• [RECORDS PROVIDED]:

-----

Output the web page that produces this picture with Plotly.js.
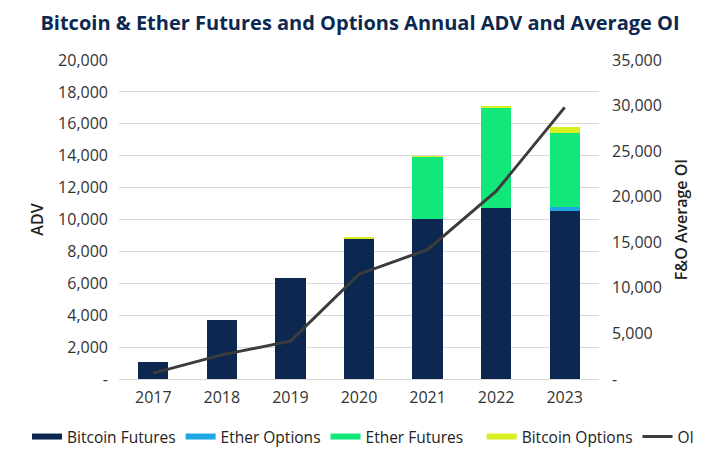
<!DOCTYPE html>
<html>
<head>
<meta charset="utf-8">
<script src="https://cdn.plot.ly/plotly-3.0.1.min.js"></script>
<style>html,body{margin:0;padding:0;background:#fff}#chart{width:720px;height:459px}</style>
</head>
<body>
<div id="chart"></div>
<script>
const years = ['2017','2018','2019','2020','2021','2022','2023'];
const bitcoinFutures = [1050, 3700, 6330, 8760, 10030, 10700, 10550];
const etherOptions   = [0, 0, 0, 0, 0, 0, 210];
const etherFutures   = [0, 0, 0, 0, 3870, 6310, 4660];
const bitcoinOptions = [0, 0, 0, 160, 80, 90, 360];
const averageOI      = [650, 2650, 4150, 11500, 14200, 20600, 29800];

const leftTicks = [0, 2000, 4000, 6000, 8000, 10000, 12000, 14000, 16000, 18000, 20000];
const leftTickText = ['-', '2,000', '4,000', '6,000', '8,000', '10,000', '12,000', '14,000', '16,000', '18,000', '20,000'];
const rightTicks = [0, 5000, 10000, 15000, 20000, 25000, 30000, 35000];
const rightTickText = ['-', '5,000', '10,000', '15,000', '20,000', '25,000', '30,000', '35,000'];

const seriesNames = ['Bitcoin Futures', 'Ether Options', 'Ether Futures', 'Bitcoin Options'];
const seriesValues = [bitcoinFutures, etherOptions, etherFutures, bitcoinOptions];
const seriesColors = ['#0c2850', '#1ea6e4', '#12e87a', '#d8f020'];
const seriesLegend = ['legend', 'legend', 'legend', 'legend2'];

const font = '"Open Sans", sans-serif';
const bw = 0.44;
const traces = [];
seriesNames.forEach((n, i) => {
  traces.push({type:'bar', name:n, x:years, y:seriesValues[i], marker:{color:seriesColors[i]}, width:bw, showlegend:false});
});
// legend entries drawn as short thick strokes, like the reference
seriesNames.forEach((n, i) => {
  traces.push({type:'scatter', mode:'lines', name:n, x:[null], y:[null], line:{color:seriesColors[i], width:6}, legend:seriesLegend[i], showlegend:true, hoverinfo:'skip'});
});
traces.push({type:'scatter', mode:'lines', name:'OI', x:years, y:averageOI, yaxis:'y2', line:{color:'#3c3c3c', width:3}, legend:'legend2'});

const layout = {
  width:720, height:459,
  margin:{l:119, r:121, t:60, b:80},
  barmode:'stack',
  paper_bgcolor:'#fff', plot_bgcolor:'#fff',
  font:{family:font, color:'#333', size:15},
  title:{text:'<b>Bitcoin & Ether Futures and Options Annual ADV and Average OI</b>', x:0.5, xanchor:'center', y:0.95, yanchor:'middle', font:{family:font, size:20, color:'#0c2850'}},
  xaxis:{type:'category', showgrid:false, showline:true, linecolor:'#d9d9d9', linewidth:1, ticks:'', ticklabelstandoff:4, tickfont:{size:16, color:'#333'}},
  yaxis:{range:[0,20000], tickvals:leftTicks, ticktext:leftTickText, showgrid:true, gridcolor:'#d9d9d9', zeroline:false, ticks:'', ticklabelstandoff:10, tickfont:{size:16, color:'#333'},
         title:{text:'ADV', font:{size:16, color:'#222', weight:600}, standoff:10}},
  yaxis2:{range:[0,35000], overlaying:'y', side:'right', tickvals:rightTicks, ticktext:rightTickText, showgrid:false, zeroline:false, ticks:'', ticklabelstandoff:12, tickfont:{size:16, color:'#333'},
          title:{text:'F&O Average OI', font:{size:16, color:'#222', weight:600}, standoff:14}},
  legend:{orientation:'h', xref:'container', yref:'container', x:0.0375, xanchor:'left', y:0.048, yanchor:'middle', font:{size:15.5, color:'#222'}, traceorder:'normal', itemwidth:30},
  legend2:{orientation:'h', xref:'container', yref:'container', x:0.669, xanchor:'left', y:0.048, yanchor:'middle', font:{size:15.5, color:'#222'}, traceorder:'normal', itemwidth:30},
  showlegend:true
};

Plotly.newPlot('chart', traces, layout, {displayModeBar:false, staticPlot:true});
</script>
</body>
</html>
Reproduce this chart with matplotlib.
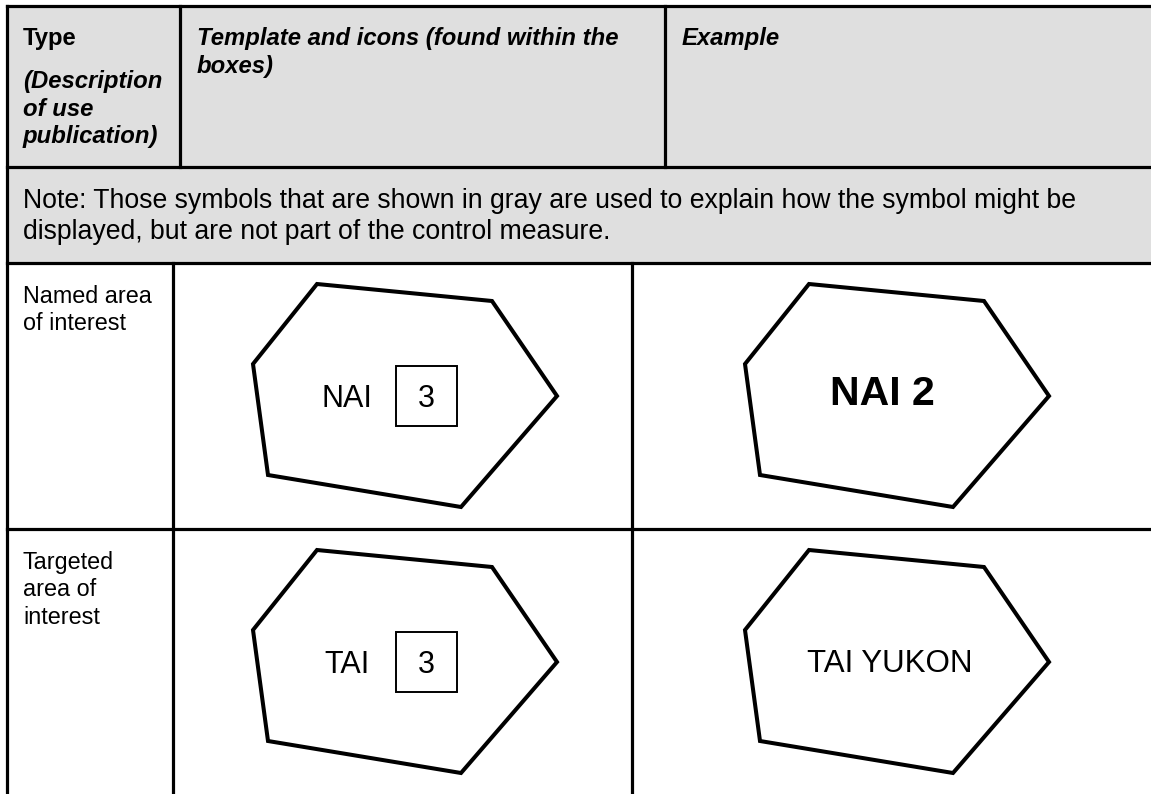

-----

• [EXERCISE DETAILS]: From the data above, copy out every line with the string "this" in it.

• [WRITTEN SOLUTION]:
Output the web page that produces this picture with Plotly.js.
Reproduce this chart with matplotlib.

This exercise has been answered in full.